Door de weigering het dienstverband te beëindigen pleegt de werkgever een toerekenbare tekortkoming in de nakoming van haar verplichting als goed werkgever gepleegd en is zij volgens het gerechtshof in verzuim. De werkgever is in dat geval volgens het gerechtshof gehouden de schade die de gepensioneerde ex-werknemer als gevolg van deze toerekenbare tekortkoming lijdt te vergoeden.

Hoogte schadevergoeding
De hoogte van de schadevergoeding is gelijk aan de transitievergoeding zoals die was op de dag nadat de loondoorbetalingsverplichting van de werkgever eindigde.

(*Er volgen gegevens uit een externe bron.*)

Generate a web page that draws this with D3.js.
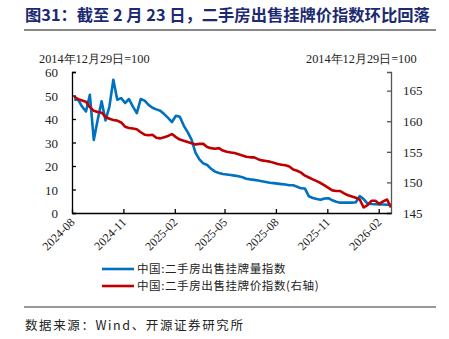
<!DOCTYPE html>
<html><head><meta charset="utf-8">
<script src="https://cdn.jsdelivr.net/npm/d3@7"></script>
<style>body{margin:0;background:#fff}svg{display:block}</style>
</head><body><svg id="c" width="449" height="339"></svg>
<script>
const dates = ["2024-08-05","2024-08-12","2024-08-19","2024-08-26","2024-09-02","2024-09-09","2024-09-16","2024-09-23","2024-09-30","2024-10-07","2024-10-14","2024-10-21","2024-10-28","2024-11-04","2024-11-11","2024-11-18","2024-11-25","2024-12-02","2024-12-09","2024-12-16","2024-12-23","2024-12-30","2025-01-06","2025-01-13","2025-01-20","2025-01-27","2025-02-03","2025-02-10","2025-02-17","2025-02-24","2025-03-03","2025-03-10","2025-03-17","2025-03-24","2025-03-31","2025-04-07","2025-04-14","2025-04-21","2025-04-28","2025-05-05","2025-05-12","2025-05-19","2025-05-26","2025-06-02","2025-06-09","2025-06-16","2025-06-23","2025-06-30","2025-07-07","2025-07-14","2025-07-21","2025-07-28","2025-08-04","2025-08-11","2025-08-18","2025-08-25","2025-09-01","2025-09-08","2025-09-15","2025-09-22","2025-09-29","2025-10-06","2025-10-13","2025-10-20","2025-10-27","2025-11-03","2025-11-10","2025-11-17","2025-11-24","2025-12-01","2025-12-08","2025-12-15","2025-12-22","2025-12-29","2026-01-05","2026-01-12","2026-01-19","2026-01-26","2026-02-02","2026-02-09","2026-02-16","2026-02-23"];
const listingVolume = [48.2,48.2,45.3,43.2,50.3,31.1,39.7,47.5,39.4,45.3,56.7,48.2,48.9,46.8,48.5,45.3,42.5,48.5,47.8,46.0,44.8,44.1,43.5,42.1,40.5,38.7,41.4,41.0,37.2,34.4,31.2,25.7,22.8,21.1,20.4,18.8,17.6,17.0,16.6,16.4,16.2,15.9,15.6,15.2,14.6,14.3,14.1,13.8,13.5,13.2,12.9,12.7,12.5,12.3,12.1,11.8,11.8,11.2,10.5,10.4,7.1,6.4,6.0,5.6,6.2,6.3,5.4,4.8,4.4,4.4,4.4,4.4,4.6,7.2,5.9,4.0,3.8,3.7,3.6,3.6,3.5,3.4];
const listingPrice = [164.0,163.6,163.4,163.2,162.3,161.7,161.5,161.4,160.7,160.4,160.2,160.1,159.8,159.1,158.9,158.8,158.7,158.2,157.8,157.7,157.8,157.3,157.2,157.4,157.6,157.9,157.4,157.0,156.8,156.6,156.4,156.2,156.3,156.3,155.8,155.6,155.5,155.6,155.2,155.0,154.9,154.8,154.6,154.4,154.2,154.1,154.1,153.8,153.6,153.5,153.4,153.2,153.0,152.9,152.8,152.6,152.1,151.9,151.6,151.1,150.8,150.5,150.2,149.9,149.5,149.1,148.7,148.6,148.6,148.2,147.9,147.7,147.5,147.2,145.9,146.3,147.0,147.0,146.5,146.9,147.2,145.9];
const leftTicks = [0,10,20,30,40,50,60];
const rightTicks = [145,150,155,160,165];
const xTickLabels = ["2024-08","2024-11","2025-02","2025-05","2025-08","2025-11","2026-02"];
const seriesNames = ["中国:二手房出售挂牌量指数","中国:二手房出售挂牌价指数(右轴)"];
const titleText = "图31：截至 2 月 23 日，二手房出售挂牌价指数环比回落";
const axisNote = "2014年12月29日=100";
const sourceText = "数据来源：Wind、开源证券研究所";

const svg = d3.select("#c");
const parse = d3.timeParse("%Y-%m-%d");
const pm = d3.timeParse("%Y-%m");
const L = 72, R = 391, T = 72, B = 213;
const serif = "'Liberation Serif','Times New Roman',serif";
const cjk = "'Noto Sans CJK SC',sans-serif";

const x = d3.scaleTime().domain([parse("2024-08-01"), parse("2026-02-23")]).range([L, R]);
const yL = d3.scaleLinear().domain([0, 60]).range([B, T]);
const yR = d3.scaleLinear().domain([145, 168.05]).range([B, T]);

// title
svg.append("text").attr("x", 25).attr("y", 21).attr("font-family", cjk)
  .attr("font-weight", "bold").attr("font-size", 16.3).attr("fill", "#1c2a72").text(titleText);
svg.append("line").attr("x1", 24).attr("x2", 436).attr("y1", 30).attr("y2", 30).attr("stroke", "#888").attr("stroke-width", 2);

// axis notes
svg.append("text").attr("x", 39).attr("y", 63).attr("font-family", serif).attr("font-size", 12.3).attr("fill", "#222").text(axisNote);
svg.append("text").attr("x", 306).attr("y", 63).attr("font-family", serif).attr("font-size", 12.3).attr("fill", "#222").text(axisNote);

// lines
const lineL = d3.line().x((d,i) => x(parse(dates[i]))).y(d => yL(d));
const lineR = d3.line().x((d,i) => x(parse(dates[i]))).y(d => yR(d));
svg.append("path").datum(listingVolume).attr("d", lineL).attr("fill", "none").attr("stroke", "#0070C0").attr("stroke-width", 2.6).attr("stroke-linejoin", "round");
svg.append("path").datum(listingPrice).attr("d", lineR).attr("fill", "none").attr("stroke", "#C00000").attr("stroke-width", 2.6).attr("stroke-linejoin", "round");

// left axis
const gL = svg.append("g").attr("transform", `translate(${L},0)`)
  .call(d3.axisLeft(yL).tickValues(leftTicks).tickSize(-4).tickPadding(14));
gL.selectAll("text").attr("font-family", serif).attr("font-size", 13).attr("fill", "#222").attr("dy", "0.36em");
gL.selectAll("line,path").attr("stroke", "#000").attr("stroke-width", 1.3);

// right axis
const gR = svg.append("g").attr("transform", `translate(${R},0)`)
  .call(d3.axisRight(yR).tickValues(rightTicks).tickSize(-4).tickPadding(12));
gR.selectAll("text").attr("font-family", serif).attr("font-size", 13).attr("fill", "#222");
gR.selectAll("line,path").attr("stroke", "#555").attr("stroke-width", 1.3);

// bottom axis
const gB = svg.append("g").attr("transform", `translate(0,${B})`)
  .call(d3.axisBottom(x).tickValues(xTickLabels.map(pm)).tickFormat(d3.timeFormat("%Y-%m")).tickSize(-4).tickSizeOuter(0));
gB.selectAll("line,path").attr("stroke", "#000").attr("stroke-width", 1.3);
gB.selectAll("text").attr("font-family", serif).attr("font-size", 12).attr("fill", "#222")
  .attr("text-anchor", "end").attr("dy", 0).attr("y", 0)
  .attr("transform", "translate(3,10) rotate(-45)");

// legend
const lg = [[269, "#0070C0"], [286, "#C00000"]];
lg.forEach((l, i) => {
  svg.append("line").attr("x1", 102).attr("x2", 134).attr("y1", l[0]).attr("y2", l[0]).attr("stroke", l[1]).attr("stroke-width", 2.6);
  svg.append("text").attr("x", 137).attr("y", l[0] + 4).attr("font-family", cjk).attr("font-size", 11.5)
    .attr("letter-spacing", 0.6).attr("fill", "#222").text(seriesNames[i]);
});

// source
svg.append("line").attr("x1", 24).attr("x2", 436).attr("y1", 307).attr("y2", 307).attr("stroke", "#777").attr("stroke-width", 1.3);
svg.append("text").attr("x", 25).attr("y", 330).attr("font-family", cjk).attr("font-size", 12.5)
  .attr("letter-spacing", 1.6).attr("fill", "#222").text(sourceText);
</script></body></html>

Compensatie schadevergoeding door UWV?
Als een werkgever gehouden is een dergelijke schadevergoeding aan haar werknemers te betalen, kan dit aardig in de papieren lopen. De vraag is of deze schadevergoeding ook gecompenseerd wordt door het UWV onder de Wet compensatie transitievergoeding. Het gerechtshof betrekt in haar antwoord of de gepensioneerde ex-werknemer recht heeft op een dergelijke schadevergoeding in ieder geval wel deze wet. Immers, de datum van het arrestvan de Hoge Raad is niet van belang voor het verzoek wat de werknemer moet hebben gedaan ter beëindiging van het dienstverband, maar de datum publicatie van de Wet compensatie transitievergoeding getuige de overwegingen wel. Daarbij komt dat het gerechtshof van oordeel is dat het compenseren van deze schadevergoeding binnen de ratio van de wettelijke regeling kan passen. De uiteindelijke beoordeling of de vergoeding gecompenseerd wordt, ligt echter uiteindelijk bij het UWV. Tot op heden is het onbekend hoe het UWV met de compensatie van een dergelijke schadevergoeding omgaat.

Het oordeel van het gerechtshof zorgt wederom voor onduidelijkheid ten aanzien van de compensatie van de transitievergoeding voor langdurig arbeidsongeschikte werknemers. In het licht van de rechtszekerheid voor werkgevers roep ik het UWV op om deze onduidelijkheid weg te nemen. Aanvullend roep ik minister Koolmees op om (gelijk aan zijn brief van 13 december 2019) het UWV hieromtrent te informeren. Het ligt mijns inziens in de rede om die schadevergoeding daadwerkelijk voor compensatie in aanmerking te laten komen. De casuïstiek is hier immers niet anders dan in de “reguliere” gevallen die nadrukkelijk voor compensatie in aanmerking komen; het enige verschil is dat de betreffende werknemer inmiddels zijn AOW-leeftijd bereikt heeft. Ook het gerechtshof lijkt van een compensatie getuige de eerder genoemde overwegingen uit te gaan.